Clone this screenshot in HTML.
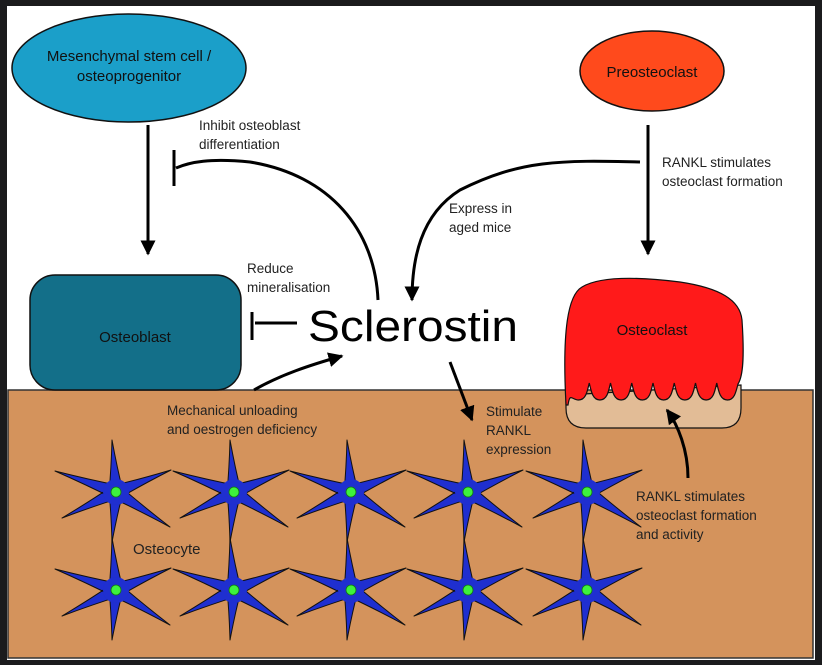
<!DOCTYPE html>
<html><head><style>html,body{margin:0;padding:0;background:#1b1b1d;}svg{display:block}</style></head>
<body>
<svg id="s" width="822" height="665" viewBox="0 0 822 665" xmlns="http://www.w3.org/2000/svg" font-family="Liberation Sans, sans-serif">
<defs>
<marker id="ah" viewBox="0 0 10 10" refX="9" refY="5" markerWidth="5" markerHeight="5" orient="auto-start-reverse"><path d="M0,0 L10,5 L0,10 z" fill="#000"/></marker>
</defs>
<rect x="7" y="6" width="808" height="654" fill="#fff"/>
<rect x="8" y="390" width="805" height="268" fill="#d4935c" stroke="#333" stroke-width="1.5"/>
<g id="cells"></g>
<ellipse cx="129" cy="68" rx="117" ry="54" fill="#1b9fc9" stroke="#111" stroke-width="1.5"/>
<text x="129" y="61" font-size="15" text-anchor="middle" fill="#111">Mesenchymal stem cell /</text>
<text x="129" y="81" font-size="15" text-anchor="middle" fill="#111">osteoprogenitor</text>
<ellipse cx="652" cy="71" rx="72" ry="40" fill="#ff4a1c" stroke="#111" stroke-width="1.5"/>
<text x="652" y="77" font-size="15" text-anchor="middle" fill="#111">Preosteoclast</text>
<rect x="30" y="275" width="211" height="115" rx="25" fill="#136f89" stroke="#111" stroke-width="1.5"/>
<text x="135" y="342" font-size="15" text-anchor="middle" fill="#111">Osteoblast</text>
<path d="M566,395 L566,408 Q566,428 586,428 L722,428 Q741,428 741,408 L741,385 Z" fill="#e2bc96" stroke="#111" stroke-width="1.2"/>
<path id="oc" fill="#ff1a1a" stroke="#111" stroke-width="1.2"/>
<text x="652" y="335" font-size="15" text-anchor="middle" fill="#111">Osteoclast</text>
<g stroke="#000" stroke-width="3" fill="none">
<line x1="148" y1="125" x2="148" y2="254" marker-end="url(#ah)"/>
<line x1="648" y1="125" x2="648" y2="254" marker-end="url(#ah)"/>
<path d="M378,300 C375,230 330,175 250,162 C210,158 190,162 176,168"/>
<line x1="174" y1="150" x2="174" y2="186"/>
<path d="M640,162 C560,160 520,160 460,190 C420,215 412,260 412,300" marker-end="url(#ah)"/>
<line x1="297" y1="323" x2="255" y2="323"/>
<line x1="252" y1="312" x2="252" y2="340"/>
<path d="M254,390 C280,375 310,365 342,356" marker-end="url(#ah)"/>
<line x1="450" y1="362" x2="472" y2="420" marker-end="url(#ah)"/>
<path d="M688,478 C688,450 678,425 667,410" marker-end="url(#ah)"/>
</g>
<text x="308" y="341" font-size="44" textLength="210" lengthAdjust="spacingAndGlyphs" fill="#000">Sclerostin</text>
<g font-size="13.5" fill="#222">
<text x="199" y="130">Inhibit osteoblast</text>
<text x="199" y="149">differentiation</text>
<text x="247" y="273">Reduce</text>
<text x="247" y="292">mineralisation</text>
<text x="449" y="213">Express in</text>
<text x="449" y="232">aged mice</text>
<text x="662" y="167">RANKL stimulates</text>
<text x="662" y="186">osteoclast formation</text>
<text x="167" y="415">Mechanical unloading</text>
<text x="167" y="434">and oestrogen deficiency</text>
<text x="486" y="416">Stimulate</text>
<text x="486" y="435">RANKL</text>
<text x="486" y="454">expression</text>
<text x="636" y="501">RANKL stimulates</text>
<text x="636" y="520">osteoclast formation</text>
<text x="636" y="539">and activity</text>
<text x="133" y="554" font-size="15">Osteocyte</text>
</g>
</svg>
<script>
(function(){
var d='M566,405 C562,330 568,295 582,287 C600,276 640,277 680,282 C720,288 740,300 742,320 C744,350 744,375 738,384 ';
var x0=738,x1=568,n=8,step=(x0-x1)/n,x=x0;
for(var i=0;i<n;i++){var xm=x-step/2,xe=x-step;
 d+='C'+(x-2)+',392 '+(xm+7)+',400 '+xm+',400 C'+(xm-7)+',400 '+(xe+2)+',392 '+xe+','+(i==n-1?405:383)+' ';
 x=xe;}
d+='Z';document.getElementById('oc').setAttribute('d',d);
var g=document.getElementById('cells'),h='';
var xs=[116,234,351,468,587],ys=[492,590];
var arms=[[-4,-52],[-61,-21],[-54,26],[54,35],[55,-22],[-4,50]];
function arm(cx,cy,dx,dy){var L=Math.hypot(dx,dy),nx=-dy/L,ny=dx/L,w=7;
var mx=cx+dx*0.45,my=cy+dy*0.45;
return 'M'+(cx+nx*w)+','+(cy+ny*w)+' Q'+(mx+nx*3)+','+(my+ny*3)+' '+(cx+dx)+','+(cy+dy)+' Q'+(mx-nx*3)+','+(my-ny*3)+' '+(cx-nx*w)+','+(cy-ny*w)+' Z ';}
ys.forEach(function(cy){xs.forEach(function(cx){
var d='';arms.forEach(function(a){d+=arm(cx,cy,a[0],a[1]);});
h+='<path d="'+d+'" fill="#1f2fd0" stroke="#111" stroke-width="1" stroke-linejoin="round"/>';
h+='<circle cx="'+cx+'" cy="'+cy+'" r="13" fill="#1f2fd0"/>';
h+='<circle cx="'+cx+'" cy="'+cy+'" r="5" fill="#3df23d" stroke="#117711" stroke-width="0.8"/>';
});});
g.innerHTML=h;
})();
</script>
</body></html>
- - - -
= Given request =
Please set down each line of the data above exactly as written, without the pictures.

= Full answer =
Clone this screenshot in HTML.
<!DOCTYPE html>
<html><head><style>html,body{margin:0;padding:0;background:#1b1b1d;}svg{display:block}</style></head>
<body>
<svg id="s" width="822" height="665" viewBox="0 0 822 665" xmlns="http://www.w3.org/2000/svg" font-family="Liberation Sans, sans-serif">
<defs>
<marker id="ah" viewBox="0 0 10 10" refX="9" refY="5" markerWidth="5" markerHeight="5" orient="auto-start-reverse"><path d="M0,0 L10,5 L0,10 z" fill="#000"/></marker>
</defs>
<rect x="7" y="6" width="808" height="654" fill="#fff"/>
<rect x="8" y="390" width="805" height="268" fill="#d4935c" stroke="#333" stroke-width="1.5"/>
<g id="cells"></g>
<ellipse cx="129" cy="68" rx="117" ry="54" fill="#1b9fc9" stroke="#111" stroke-width="1.5"/>
<text x="129" y="61" font-size="15" text-anchor="middle" fill="#111">Mesenchymal stem cell /</text>
<text x="129" y="81" font-size="15" text-anchor="middle" fill="#111">osteoprogenitor</text>
<ellipse cx="652" cy="71" rx="72" ry="40" fill="#ff4a1c" stroke="#111" stroke-width="1.5"/>
<text x="652" y="77" font-size="15" text-anchor="middle" fill="#111">Preosteoclast</text>
<rect x="30" y="275" width="211" height="115" rx="25" fill="#136f89" stroke="#111" stroke-width="1.5"/>
<text x="135" y="342" font-size="15" text-anchor="middle" fill="#111">Osteoblast</text>
<path d="M566,395 L566,408 Q566,428 586,428 L722,428 Q741,428 741,408 L741,385 Z" fill="#e2bc96" stroke="#111" stroke-width="1.2"/>
<path id="oc" fill="#ff1a1a" stroke="#111" stroke-width="1.2"/>
<text x="652" y="335" font-size="15" text-anchor="middle" fill="#111">Osteoclast</text>
<g stroke="#000" stroke-width="3" fill="none">
<line x1="148" y1="125" x2="148" y2="254" marker-end="url(#ah)"/>
<line x1="648" y1="125" x2="648" y2="254" marker-end="url(#ah)"/>
<path d="M378,300 C375,230 330,175 250,162 C210,158 190,162 176,168"/>
<line x1="174" y1="150" x2="174" y2="186"/>
<path d="M640,162 C560,160 520,160 460,190 C420,215 412,260 412,300" marker-end="url(#ah)"/>
<line x1="297" y1="323" x2="255" y2="323"/>
<line x1="252" y1="312" x2="252" y2="340"/>
<path d="M254,390 C280,375 310,365 342,356" marker-end="url(#ah)"/>
<line x1="450" y1="362" x2="472" y2="420" marker-end="url(#ah)"/>
<path d="M688,478 C688,450 678,425 667,410" marker-end="url(#ah)"/>
</g>
<text x="308" y="341" font-size="44" textLength="210" lengthAdjust="spacingAndGlyphs" fill="#000">Sclerostin</text>
<g font-size="13.5" fill="#222">
<text x="199" y="130">Inhibit osteoblast</text>
<text x="199" y="149">differentiation</text>
<text x="247" y="273">Reduce</text>
<text x="247" y="292">mineralisation</text>
<text x="449" y="213">Express in</text>
<text x="449" y="232">aged mice</text>
<text x="662" y="167">RANKL stimulates</text>
<text x="662" y="186">osteoclast formation</text>
<text x="167" y="415">Mechanical unloading</text>
<text x="167" y="434">and oestrogen deficiency</text>
<text x="486" y="416">Stimulate</text>
<text x="486" y="435">RANKL</text>
<text x="486" y="454">expression</text>
<text x="636" y="501">RANKL stimulates</text>
<text x="636" y="520">osteoclast formation</text>
<text x="636" y="539">and activity</text>
<text x="133" y="554" font-size="15">Osteocyte</text>
</g>
</svg>
<script>
(function(){
var d='M566,405 C562,330 568,295 582,287 C600,276 640,277 680,282 C720,288 740,300 742,320 C744,350 744,375 738,384 ';
var x0=738,x1=568,n=8,step=(x0-x1)/n,x=x0;
for(var i=0;i<n;i++){var xm=x-step/2,xe=x-step;
 d+='C'+(x-2)+',392 '+(xm+7)+',400 '+xm+',400 C'+(xm-7)+',400 '+(xe+2)+',392 '+xe+','+(i==n-1?405:383)+' ';
 x=xe;}
d+='Z';document.getElementById('oc').setAttribute('d',d);
var g=document.getElementById('cells'),h='';
var xs=[116,234,351,468,587],ys=[492,590];
var arms=[[-4,-52],[-61,-21],[-54,26],[54,35],[55,-22],[-4,50]];
function arm(cx,cy,dx,dy){var L=Math.hypot(dx,dy),nx=-dy/L,ny=dx/L,w=7;
var mx=cx+dx*0.45,my=cy+dy*0.45;
return 'M'+(cx+nx*w)+','+(cy+ny*w)+' Q'+(mx+nx*3)+','+(my+ny*3)+' '+(cx+dx)+','+(cy+dy)+' Q'+(mx-nx*3)+','+(my-ny*3)+' '+(cx-nx*w)+','+(cy-ny*w)+' Z ';}
ys.forEach(function(cy){xs.forEach(function(cx){
var d='';arms.forEach(function(a){d+=arm(cx,cy,a[0],a[1]);});
h+='<path d="'+d+'" fill="#1f2fd0" stroke="#111" stroke-width="1" stroke-linejoin="round"/>';
h+='<circle cx="'+cx+'" cy="'+cy+'" r="13" fill="#1f2fd0"/>';
h+='<circle cx="'+cx+'" cy="'+cy+'" r="5" fill="#3df23d" stroke="#117711" stroke-width="0.8"/>';
});});
g.innerHTML=h;
})();
</script>
</body></html>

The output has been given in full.